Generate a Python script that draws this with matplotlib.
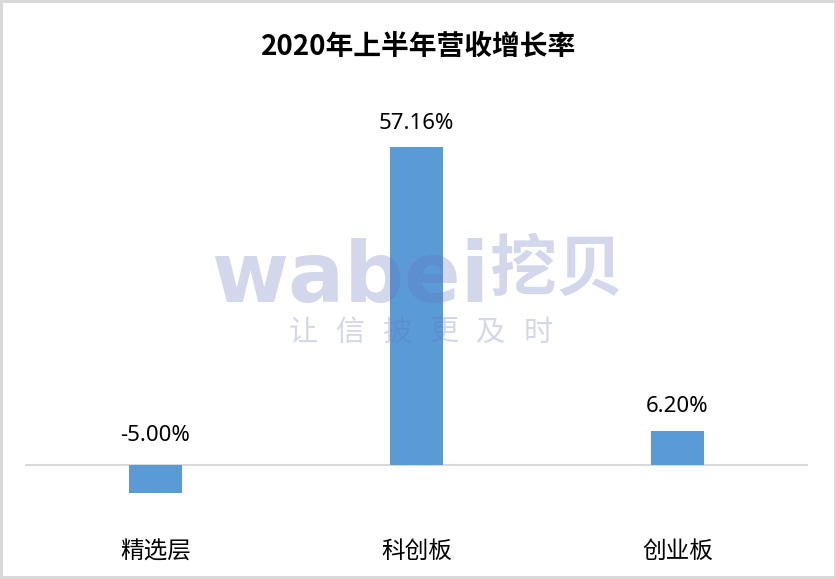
───
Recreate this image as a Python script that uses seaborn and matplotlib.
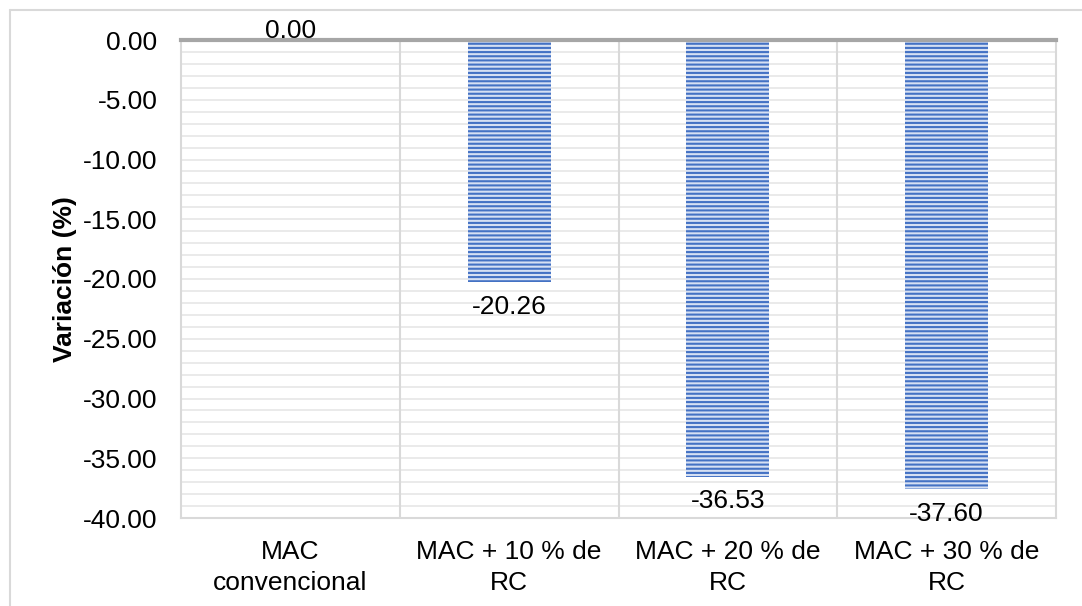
───
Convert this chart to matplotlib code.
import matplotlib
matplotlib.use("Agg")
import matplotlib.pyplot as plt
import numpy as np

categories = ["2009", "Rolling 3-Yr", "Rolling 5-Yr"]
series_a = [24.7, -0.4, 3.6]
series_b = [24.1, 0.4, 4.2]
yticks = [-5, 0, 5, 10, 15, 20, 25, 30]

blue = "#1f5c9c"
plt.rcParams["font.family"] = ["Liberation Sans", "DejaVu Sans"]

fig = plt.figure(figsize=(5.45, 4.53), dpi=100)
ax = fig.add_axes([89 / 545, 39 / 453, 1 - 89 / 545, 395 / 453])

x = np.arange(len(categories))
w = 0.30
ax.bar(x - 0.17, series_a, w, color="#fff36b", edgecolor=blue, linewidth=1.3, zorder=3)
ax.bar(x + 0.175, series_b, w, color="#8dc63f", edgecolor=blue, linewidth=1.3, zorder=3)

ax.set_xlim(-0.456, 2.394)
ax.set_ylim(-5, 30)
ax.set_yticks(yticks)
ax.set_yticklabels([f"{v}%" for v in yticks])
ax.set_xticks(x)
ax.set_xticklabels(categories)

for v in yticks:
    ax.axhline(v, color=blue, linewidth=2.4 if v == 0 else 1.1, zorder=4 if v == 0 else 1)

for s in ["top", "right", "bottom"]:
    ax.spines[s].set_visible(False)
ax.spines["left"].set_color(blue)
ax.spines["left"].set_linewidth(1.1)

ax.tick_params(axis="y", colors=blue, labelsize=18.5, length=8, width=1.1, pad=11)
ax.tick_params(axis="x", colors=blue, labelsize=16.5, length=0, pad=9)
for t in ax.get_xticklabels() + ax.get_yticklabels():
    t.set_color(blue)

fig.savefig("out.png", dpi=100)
───
Extract verbatim only those lines that run from the line with "Convert this chart to matplotlib code." to the line with "ax = fig.add_axes([89", inclusive.

## [Reply to the task]
Convert this chart to matplotlib code.
import matplotlib
matplotlib.use("Agg")
import matplotlib.pyplot as plt
import numpy as np

categories = ["2009", "Rolling 3-Yr", "Rolling 5-Yr"]
series_a = [24.7, -0.4, 3.6]
series_b = [24.1, 0.4, 4.2]
yticks = [-5, 0, 5, 10, 15, 20, 25, 30]

blue = "#1f5c9c"
plt.rcParams["font.family"] = ["Liberation Sans", "DejaVu Sans"]

fig = plt.figure(figsize=(5.45, 4.53), dpi=100)
ax = fig.add_axes([89 / 545, 39 / 453, 1 - 89 / 545, 395 / 453])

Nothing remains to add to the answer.